FunKi FunKi Evaluation Package for Beta Testers. This board is in prototype and not widely available yet.
Thanks for evaluating the FunKi FunKi board. We have several goals for the evaluation:
--How does the FunKi FunKi compare to a Makey Makey without using any of the sensors, just standard Makey Makey operations.
--How does adding sensors expand the abilities of FunKi FunKi? We hope it allows the board to be used with science measurments (breakbeam times a moving toy car, pendulum, etc.) , more user interface possibilities, easier start up, etc. It is our thought that being able to use IR breakbeam sensors, heartbeat sensors, motion detectors, tilt sensors, pushbuttons etc. adds a lot of functionality to this type of product.
--To find out whether using only alligator holes and not the headers and wires improves the usability of the product
--Any other suggestions
In the real product sensor package, each of the sensors will either be fitted with a Grove cable which plugs into the extension cable with the alligators, or we might fit each sensor with direct alligator clips and not use the Grove connectors at all.
Your package contains:
FunKi FunKi board
5 double ended alligator clip cables for standard Makey Makey activities
Also some cables for connecting the sensors to the FunKi FunKi (sorry for the kludgy electrical tape and solder joints)
A cable that has three female headers on one end and three alligator clips on the other.
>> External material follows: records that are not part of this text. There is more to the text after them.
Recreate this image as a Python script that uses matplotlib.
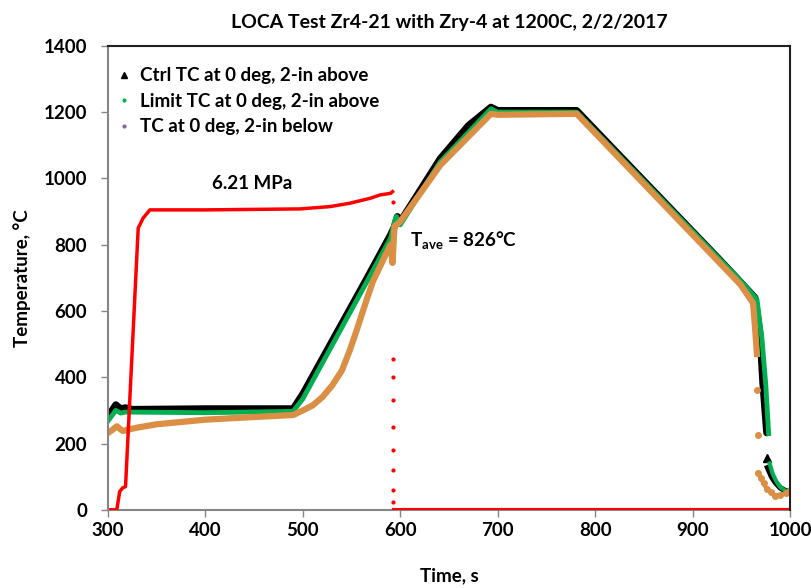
import matplotlib
matplotlib.use("Agg")
import matplotlib.pyplot as plt
from matplotlib.lines import Line2D

plt.rcParams['font.family'] = ['Lato', 'DejaVu Sans']
plt.rcParams['mathtext.fontset'] = 'custom'
plt.rcParams['mathtext.rm'] = 'Lato'
plt.rcParams['mathtext.bf'] = 'Lato:bold'

# ---- data ----
# Ctrl TC at 0 deg, 2-in above (black)
ctrl_t = [300, 303, 308, 313, 318, 325, 400, 490, 500, 566, 590, 594, 597, 600,
          641, 670, 693, 700, 781, 850, 928, 949, 964, 969, 972, 976]
ctrl_T = [282, 295, 317, 305, 308, 303, 305, 305, 350, 700, 830, 855, 885, 870,
          1060, 1160, 1215, 1205, 1205, 993, 754, 688, 640, 534, 383, 232]
ctrl_tail_t = [977, 981, 985, 990, 995, 1000]
ctrl_tail_T = [127, 100, 82, 66, 58, 54]
ctrl_gap_t = [976]
ctrl_gap_T = [157]

# Limit TC at 0 deg, 2-in above (green)
limit_t = [300, 303, 308, 313, 318, 400, 490, 500, 566, 590, 594, 596, 600,
           641, 693, 700, 781, 949, 966, 971, 975, 978]
limit_T = [268, 280, 300, 292, 295, 293, 297, 335, 690, 820, 870, 885, 860,
           1050, 1210, 1200, 1200, 692, 635, 520, 380, 230]
limit_tail_t = [979, 982, 986, 990, 995, 1000]
limit_tail_T = [140, 110, 85, 68, 58, 54]

# TC at 0 deg, 2-in below (orange)
below_t = [300, 304, 309, 315, 330, 350, 400, 450, 490, 500, 510, 520, 530,
           540, 548, 555, 565, 572, 585, 590, 592, 594, 600, 641, 693, 700,
           781, 949, 962, 964, 966]
below_T = [232, 240, 252, 238, 248, 258, 272, 280, 286, 300, 315, 340, 375,
           420, 480, 540, 630, 690, 770, 800, 745, 855, 870, 1040, 1195, 1192,
           1195, 680, 624, 552, 470]
below_scatter_t = [966, 967]
below_scatter_T = [362, 226]
below_tail_t = [967, 970, 973, 976, 980, 985, 990, 996, 1000]
below_tail_T = [112, 95, 80, 62, 55, 42, 45, 50, 60]

# pressure trace (red), drawn on the temperature scale
red_t = [300, 309, 312, 315, 318, 331, 336, 343, 400, 497, 528, 548, 569,
         579, 590, 592]
red_T = [0, 0, 55, 66, 70, 850, 880, 905, 905, 908, 915, 925, 940, 950,
         955, 960]
red_drop_t = [593, 593, 593, 593, 593, 593, 593, 593, 593]
red_drop_T = [930, 455, 400, 330, 250, 180, 120, 60, 25]
red_zero_t = [594, 1000]
red_zero_T = [0, 0]

BLACK = "black"
GREEN = "#00B050"
ORANGE = "#DA8F45"
RED = "#FF0000"

fig = plt.figure(figsize=(8.12, 5.88), dpi=100)
ax = fig.add_axes([0.133, 0.133, 0.840, 0.789])

# black underneath, then green, then orange, red on top
ax.plot(ctrl_t, ctrl_T, color=BLACK, lw=5, solid_capstyle="round")
ax.plot(ctrl_tail_t, ctrl_tail_T, color=BLACK, lw=4)
ax.plot(ctrl_gap_t, ctrl_gap_T, "^", color=BLACK, ms=6)
ax.plot(limit_t, limit_T, color=GREEN, lw=3.5)
ax.plot(limit_tail_t, limit_tail_T, color=GREEN, lw=3)
ax.plot(below_t, below_T, color=ORANGE, lw=4.5)
ax.plot(below_scatter_t, below_scatter_T, "o", color=ORANGE, ms=4)
ax.plot(below_tail_t, below_tail_T, "o-", color=ORANGE, lw=3, ms=4)
ax.plot(red_t, red_T, color=RED, lw=2.5)
ax.plot(red_drop_t, red_drop_T, "o", color=RED, ms=2)
ax.plot(red_zero_t, red_zero_T, color=RED, lw=3)

ax.set_xlim(300, 1000)
ax.set_ylim(0, 1400)
ax.set_xticks(range(300, 1001, 100))
ax.set_yticks(range(0, 1401, 200))

for side in ["left", "bottom"]:
    ax.spines[side].set_color("#868686")
    ax.spines[side].set_linewidth(1.5)
for side in ["top", "right"]:
    ax.spines[side].set_color("#202020")
    ax.spines[side].set_linewidth(1.5)
ax.spines["bottom"].set_zorder(0)
ax.tick_params(axis="both", direction="out", length=5, width=1,
               color="#868686", labelsize=13.5, pad=4)
ax.tick_params(axis="y", pad=10)
for lab in ax.get_xticklabels() + ax.get_yticklabels():
    lab.set_fontweight("bold")

ax.set_title("LOCA Test Zr4-21 with Zry-4 at 1200C, 2/2/2017",
             fontsize=14, fontweight="bold", pad=13)
ax.set_xlabel("Time, s", fontsize=13.5, fontweight="bold", labelpad=20)
ax.set_ylabel("Temperature, °C", fontsize=13.5, fontweight="bold", labelpad=9)

ax.text(448, 985, "6.21 MPa", fontsize=13.5, fontweight="bold",
        ha="center", va="center")
ax.text(610, 815, r"$\mathbf{T_{ave}}$ = 826°C", fontsize=13.5,
        fontweight="bold", ha="left", va="center")

handles = [
    Line2D([], [], ls="none", marker="^", color=BLACK, ms=5),
    Line2D([], [], ls="none", marker="o", color=GREEN, ms=2),
    Line2D([], [], ls="none", marker="o", color="#8064A2", ms=2),
]
labels = ["Ctrl TC at 0 deg, 2-in above", "Limit TC at 0 deg, 2-in above",
          "TC at 0 deg, 2-in below"]
ax.legend(handles, labels, loc="upper left", bbox_to_anchor=(-0.015, 0.99),
          frameon=False, prop={"weight": "bold", "size": 13.5},
          handlelength=1.0, handletextpad=0.35, labelspacing=0.45)

fig.savefig("out.png", dpi=100)
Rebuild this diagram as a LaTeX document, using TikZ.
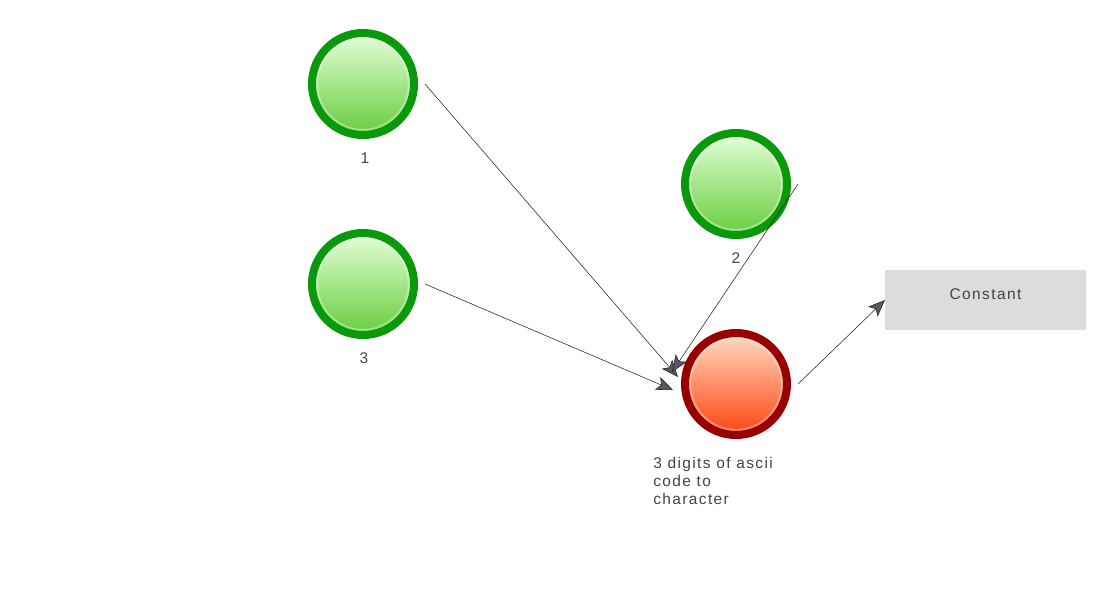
\documentclass[tikz,border=0pt]{standalone}
\usepackage{fontspec}
\usetikzlibrary{arrows.meta}
\newfontfamily\lblfont[LetterSpace=9]{Liberation Sans}
\definecolor{okring}{HTML}{0A990A}
\definecolor{oktop}{HTML}{E4FFD6}
\definecolor{okbot}{HTML}{66CC3E}
\definecolor{errring}{HTML}{990000}
\definecolor{errtop}{HTML}{FFDCC2}
\definecolor{errbot}{HTML}{FF4210}
\definecolor{boxgray}{HTML}{DCDCDC}
\definecolor{txtgray}{HTML}{444444}

\begin{document}
\begin{tikzpicture}[x=0.025cm, y=-0.025cm,
	ball/.style={circle, line width=0.2cm, minimum size=2.55cm, inner sep=0pt, outer sep=0.275cm,
		path picture={\draw[white, opacity=0.35, line width=0.06cm] (path picture bounding box.center) circle (1.15cm);}},
	okball/.style={ball, draw=okring, top color=oktop, bottom color=okbot},
	errball/.style={ball, draw=errring, top color=errtop, bottom color=errbot},
	lbl/.style={font=\lblfont\fontsize{11}{12.5}\selectfont, text=txtgray},
	constbox/.style={lbl, fill=boxgray, minimum width=5.025cm, minimum height=1.5cm, outer sep=0pt,
		text height=0.28cm, text depth=0.3cm},
	link/.style={draw=black!85, line width=0.4pt, -{Stealth[length=0.42cm, width=0.34cm, inset=0.1cm, fill=black!65]}}]
	\useasboundingbox (0,0) rectangle (1100,600);
	
	%inputs
	\node[okball] (n1) at (363,84) {};
	\node[okball] (n3) at (363,284) {};
	\node[okball] (n2) at (736,184) {};
	\node[lbl] (n1lbl) at (365,158) {1};
	\node[lbl] (n3lbl) at (364,358) {3};
	\node[lbl] (n2lbl) at (736,258) {2};
	
	%converter
	\node[errball] (conv) at (736,384) {};
	\node[lbl, anchor=west, align=left, inner sep=0pt] (convlbl) at (653,481) {3 digits of ascii\\code to\\character};
	
	%output
	\node[constbox] (const) at (985.5,300) {Constant};
	
	%connections
	\draw[link] (n1.east) -- ([shift={(4,-7)}]conv.west);
	\draw[link] (n2.east) -- ([shift={(-2,-12)}]conv.west);
	\draw[link] (n3.east) -- ([shift={(-1,6)}]conv.west);
	\draw[link] (conv.east) -- (const.west);
\end{tikzpicture}
\end{document}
This allows direct connection of the sensors with header pins to the FunKi FunKi board.
An extension cable with a female Grove connector on one end and three alligator clips. You can attach the heartbeat sensor directly to the FunKi FunKi board with this by plugging the white male Grove connector on the sensor into the female Grove connector, then clipping the alligators to the FunKi FunKi holes.
A cable or two with a Grove male connector on one end and three female headers on the other. This is to be used to connect the sensors with header pins to the extension Grove female end of the cable that has alligator clips on the other end, that are to be connected to the FunKi FunKi. This duplicates the function of the first cable, but might be handy.
Makey Makey comparison:
Please try to use the FunKi FunKi board as you would a Makey Makey. Some differences:
We have dropped the headers that Makey Makey uses, as we feel that the alligator holes are the best way to connect things to the board. Try the classic Makey Makey objects: fruit, metal foil, etc.
We have moved to a more standard micro USB cable instead of Makey Makey's mini USB
Using the included sensors:
We have also bundled a number of powered digital on/off sensors with the FunKi FunKi board, so that in addition to everything you can do with a Makey Makey, you can add digital sensors, whose output is either on or off. Analog sensors that offer a range of values won't work here, though of course they work nicely on the Make!Sense board.
Most of the included sensors require power, which means they will use all three connections of the alligator connectors. The positive power strip is at the top of the board, so just clip the red alligator there. The bottom holes and strip are ground or negative and you'll clip the black alligator there. The keystroke and mouse control holes on the board are for a sensor's "signal" lead, which is white. The USB connection provides all the power these sensors need.
Orange IR breakbeam sensor with alligator clips attached
Heartbeat sensor in two parts, with white Grove male connector. Plug the audio jack of the earpiece into the jack on the beige interface box. Use the Grove female to alligator clips for this by plugging the sensor box's male Grove connector into the female Grove, then attaching the alligator clips to the FunKi FunKi board holes.
PIR sensor with three headers marked VCC, OUT, GND to be connected to RED, WHITE and BLACK
Touch sensor (which can also take an alligator clip on its gold disk to connect to an object) with connections marked +,-,OUT (red, black,white)
Tilt sensor marked GND, OUT, 5V (black, white, red)
Pushbutton marked GND, OUT, VCC (black, white red)
A Hall magnetic sensor marked GND, OUT, 5V (black, white, red)
An IR presence sensor marked G, O, V (black, white, red) (less useful since it only sends a keytroke back when the sensor is "off", ie a finger is removed from its field. We will try to find the "not" version of this sensor. However the orange IR breakbeam does a good job for this type of interaction, and has a long range.